- Recorded information:

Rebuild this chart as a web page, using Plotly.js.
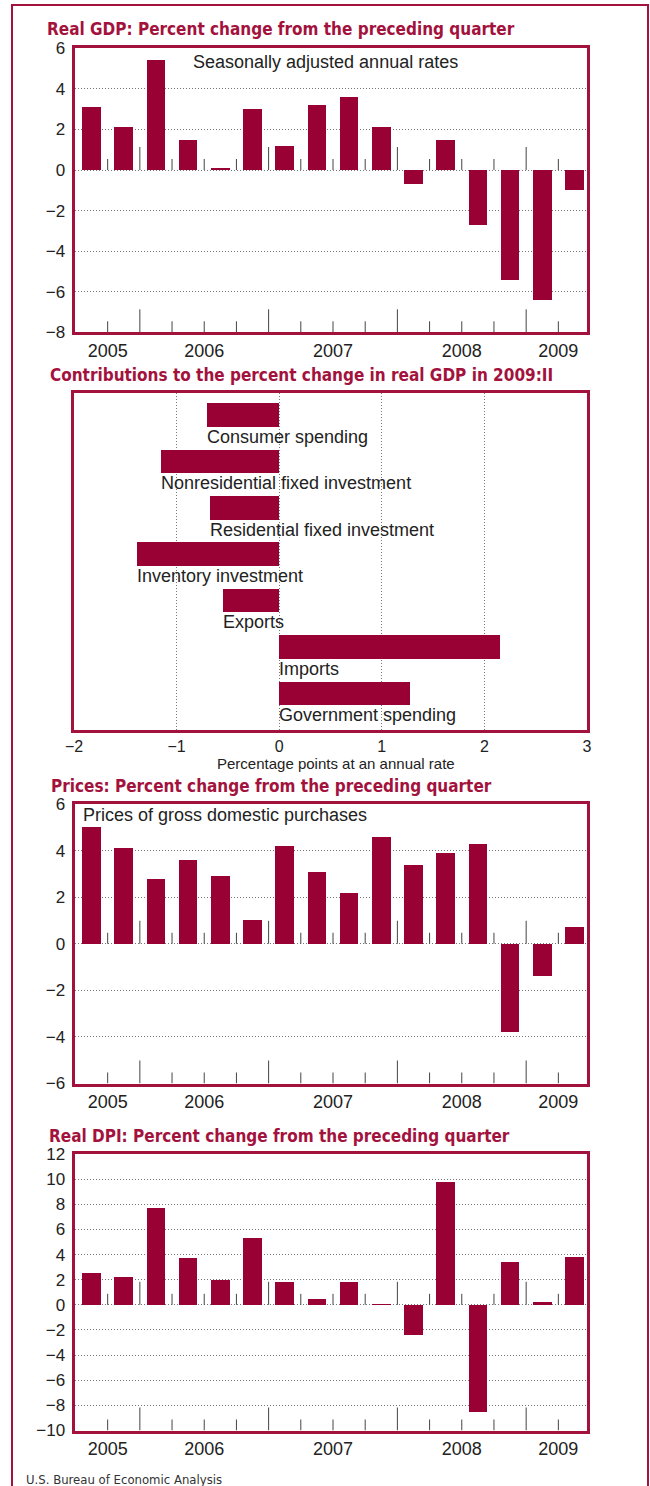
<!DOCTYPE html>
<html><head><meta charset="utf-8">
<script src="https://cdn.plot.ly/plotly-3.0.1.min.js"></script>
<style>html,body{margin:0;padding:0;background:#fff}#chart{width:650px;height:1486px}</style>
</head><body><div id="chart"></div>
<script>
// ---------------- data ----------------
const quarters = ['2005 Q3','2005 Q4','2006 Q1','2006 Q2','2006 Q3','2006 Q4','2007 Q1','2007 Q2',
                  '2007 Q3','2007 Q4','2008 Q1','2008 Q2','2008 Q3','2008 Q4','2009 Q1','2009 Q2'];
const gdpChange   = [3.1, 2.1, 5.4, 1.5, 0.1, 3.0, 1.2, 3.2, 3.6, 2.1, -0.7, 1.5, -2.7, -5.4, -6.4, -1.0];
const priceChange = [5.0, 4.1, 2.8, 3.6, 2.9, 1.0, 4.2, 3.1, 2.2, 4.6, 3.4, 3.9, 4.3, -3.8, -1.4, 0.7];
const dpiChange   = [2.5, 2.2, 7.7, 3.7, 2.0, 5.3, 1.8, 0.5, 1.8, 0.1, -2.4, 9.8, -8.5, 3.4, 0.2, 3.8];
const yearLabels  = ['2005','2006','2007','2008','2009'];

const contribCategories = ['Consumer spending','Nonresidential fixed investment','Residential fixed investment',
                           'Inventory investment','Exports','Imports','Government spending'];
const contribValues = [-0.70, -1.15, -0.67, -1.39, -0.55, 2.15, 1.27];

const gdpTicks   = [6, 4, 2, 0, -2, -4, -6, -8];
const priceTicks = [6, 4, 2, 0, -2, -4, -6];
const dpiTicks   = [12, 10, 8, 6, 4, 2, 0, -2, -4, -6, -8, -10];
const contribTicks = [-2, -1, 0, 1, 2, 3];

// ---------------- helpers ----------------
const W = 650, H = 1486;
const RED = '#990033', BORDER = '#a3123d', TEXT = '#222';
const FONT = 'Liberation Sans, Arial, Helvetica, sans-serif';
const TFONT = 'DejaVu Sans Condensed, Liberation Sans Narrow, Arial Narrow, sans-serif';
const px = v => v / W;
const py = v => 1 - v / H;
const fmt = v => (v < 0 ? '\u2212' + Math.abs(v) : String(v));

const qIdx = quarters.map((q, i) => i);
const qYears = quarters.map(q => q.slice(0, 4));
const boundaries = quarters.slice(1).map((q, i) => ({pos: i + 0.5, yearStart: q.endsWith('Q1')}));
const yearPos = yearLabels.map(y => {
  const idx = qYears.map((v, i) => v === y ? i : -1).filter(i => i >= 0);
  return (idx[0] + idx[idx.length - 1]) / 2;
});

const shapes = [];
function tickShapes(xref, yref, yAnchorBottom) {
  boundaries.forEach(b => {
    const len = b.yearStart ? 23 : 11;
    [yAnchorBottom, 0].forEach(anchor => {
      shapes.push({type: 'line', xref: xref, yref: yref, x0: b.pos, x1: b.pos,
        ysizemode: 'pixel', yanchor: anchor, y0: 0, y1: len,
        line: {color: '#444', width: 1}, layer: 'above'});
    });
  });
}

const gridCommon = {showgrid: true, gridcolor: '#777', gridwidth: 1, griddash: '1px,2px', zeroline: false};
const lineCommon = {showline: true, mirror: true, linecolor: BORDER, linewidth: 3};
const tickFont = {family: FONT, size: 18, color: TEXT};
const yTickFont = {family: FONT, size: 17, color: TEXT};

function barTrace(vals, xa, ya) {
  return {type: 'bar', x: qIdx, y: vals, xaxis: xa, yaxis: ya, width: 0.58,
    marker: {color: RED, line: {width: 0}}, hoverinfo: 'skip', showlegend: false};
}
function xQuarterAxis(domain, anchor) {
  return Object.assign({domain: domain, anchor: anchor, range: [-0.53, 15.39],
    tickmode: 'array', tickvals: yearPos, ticktext: yearLabels, ticks: '', showgrid: false,
    zeroline: false, tickfont: tickFont, fixedrange: true}, lineCommon);
}
function yAxis(domain, anchor, range, ticks) {
  return Object.assign({domain: domain, anchor: anchor, range: range, tickmode: 'array',
    tickvals: ticks, ticktext: ticks.map(fmt), ticks: '', ticklabelstandoff: 3,
    tickfont: yTickFont, fixedrange: true}, gridCommon, lineCommon);
}

const traces = [
  barTrace(gdpChange, 'x', 'y'),
  {type: 'bar', orientation: 'h', x: contribValues, y: contribCategories.map((c, i) => i),
   xaxis: 'x2', yaxis: 'y2', width: 0.51, marker: {color: RED, line: {width: 0}},
   hoverinfo: 'skip', showlegend: false},
  barTrace(priceChange, 'x3', 'y3'),
  barTrace(dpiChange, 'x4', 'y4')
];

tickShapes('x', 'y', -8);
tickShapes('x3', 'y3', -6);
tickShapes('x4', 'y4', -10);

// outer frame
shapes.push({type: 'rect', xref: 'paper', yref: 'paper', x0: px(12), x1: px(648), y0: py(1500), y1: py(5),
  line: {color: BORDER, width: 2}, layer: 'below'});

const annotations = [];
function title(text, x, y) {
  annotations.push({text: '<b>' + text + '</b>', xref: 'paper', yref: 'paper', x: px(x), y: py(y),
    xanchor: 'left', yanchor: 'middle', showarrow: false,
    font: {family: TFONT, size: 17, color: BORDER}});
}
title('Real GDP: Percent change from the preceding quarter', 45, 29);
title('Contributions to the percent change in real GDP in 2009:II', 48, 375);
title('Prices: Percent change from the preceding quarter', 49, 786);
title('Real DPI: Percent change from the preceding quarter', 47, 1136);

annotations.push({text: 'Seasonally adjusted annual rates', xref: 'paper', yref: 'paper',
  x: px(325), y: py(62), xanchor: 'center', yanchor: 'middle', showarrow: false,
  font: {family: FONT, size: 18, color: TEXT}});
annotations.push({text: 'Prices of gross domestic purchases', xref: 'paper', yref: 'paper',
  x: px(81), y: py(815), xanchor: 'left', yanchor: 'middle', showarrow: false,
  font: {family: FONT, size: 18, color: TEXT}});
annotations.push({text: 'Percentage points at an annual rate', xref: 'paper', yref: 'paper',
  x: px(336), y: py(763), xanchor: 'center', yanchor: 'middle', showarrow: false,
  font: {family: FONT, size: 15, color: TEXT}});
annotations.push({text: 'U.S. Bureau of Economic Analysis', xref: 'paper', yref: 'paper',
  x: px(24), y: py(1479), xanchor: 'left', yanchor: 'middle', showarrow: false,
  font: {family: TFONT, size: 13, color: '#333'}});

contribCategories.forEach((c, i) => {
  annotations.push({text: c, xref: 'x2', yref: 'y2', x: Math.min(contribValues[i], 0), y: i + 0.47,
    xanchor: 'left', yanchor: 'middle', xshift: -2, showarrow: false,
    font: {family: FONT, size: 18, color: TEXT}});
});

const layout = {
  width: W, height: H, margin: {l: 0, r: 0, t: 0, b: 0},
  paper_bgcolor: '#fff', plot_bgcolor: '#fff', bargap: 0, showlegend: false,
  xaxis: xQuarterAxis([px(74.5), px(587)], 'y'),
  yaxis: yAxis([py(332.3), py(48.3)], 'x', [-8, 6], gdpTicks),
  xaxis2: Object.assign({domain: [px(74), px(587)], anchor: 'y2', range: [-2, 3], tickmode: 'array',
    tickvals: contribTicks, ticktext: contribTicks.map(fmt), ticks: '', ticklabelstandoff: 0,
    tickfont: {family: FONT, size: 16, color: TEXT}, fixedrange: true}, gridCommon, lineCommon),
  yaxis2: Object.assign({domain: [py(730), py(392.7)], anchor: 'x2', range: [6.79, -0.48],
    showticklabels: false, ticks: '', showgrid: false, zeroline: false, fixedrange: true}, lineCommon),
  xaxis3: xQuarterAxis([px(74.5), px(587)], 'y3'),
  yaxis3: yAxis([py(1083.5), py(804)], 'x3', [-6, 6], priceTicks),
  xaxis4: xQuarterAxis([px(74.5), px(587)], 'y4'),
  yaxis4: yAxis([py(1430.5), py(1154)], 'x4', [-10, 12], dpiTicks),
  shapes: shapes,
  annotations: annotations
};

Plotly.newPlot('chart', traces, layout, {staticPlot: true, displayModeBar: false});
</script></body></html>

- Exercise brief: Repeat, word for word and with no pictures, only the lines running from the beginning of the data to the line that contains "const fmt = v".

- The completed task:
Rebuild this chart as a web page, using Plotly.js.
<!DOCTYPE html>
<html><head><meta charset="utf-8">
<script src="https://cdn.plot.ly/plotly-3.0.1.min.js"></script>
<style>html,body{margin:0;padding:0;background:#fff}#chart{width:650px;height:1486px}</style>
</head><body><div id="chart"></div>
<script>
// ---------------- data ----------------
const quarters = ['2005 Q3','2005 Q4','2006 Q1','2006 Q2','2006 Q3','2006 Q4','2007 Q1','2007 Q2',
                  '2007 Q3','2007 Q4','2008 Q1','2008 Q2','2008 Q3','2008 Q4','2009 Q1','2009 Q2'];
const gdpChange   = [3.1, 2.1, 5.4, 1.5, 0.1, 3.0, 1.2, 3.2, 3.6, 2.1, -0.7, 1.5, -2.7, -5.4, -6.4, -1.0];
const priceChange = [5.0, 4.1, 2.8, 3.6, 2.9, 1.0, 4.2, 3.1, 2.2, 4.6, 3.4, 3.9, 4.3, -3.8, -1.4, 0.7];
const dpiChange   = [2.5, 2.2, 7.7, 3.7, 2.0, 5.3, 1.8, 0.5, 1.8, 0.1, -2.4, 9.8, -8.5, 3.4, 0.2, 3.8];
const yearLabels  = ['2005','2006','2007','2008','2009'];

const contribCategories = ['Consumer spending','Nonresidential fixed investment','Residential fixed investment',
                           'Inventory investment','Exports','Imports','Government spending'];
const contribValues = [-0.70, -1.15, -0.67, -1.39, -0.55, 2.15, 1.27];

const gdpTicks   = [6, 4, 2, 0, -2, -4, -6, -8];
const priceTicks = [6, 4, 2, 0, -2, -4, -6];
const dpiTicks   = [12, 10, 8, 6, 4, 2, 0, -2, -4, -6, -8, -10];
const contribTicks = [-2, -1, 0, 1, 2, 3];

// ---------------- helpers ----------------
const W = 650, H = 1486;
const RED = '#990033', BORDER = '#a3123d', TEXT = '#222';
const FONT = 'Liberation Sans, Arial, Helvetica, sans-serif';
const TFONT = 'DejaVu Sans Condensed, Liberation Sans Narrow, Arial Narrow, sans-serif';
const px = v => v / W;
const py = v => 1 - v / H;
const fmt = v => (v < 0 ? '\u2212' + Math.abs(v) : String(v));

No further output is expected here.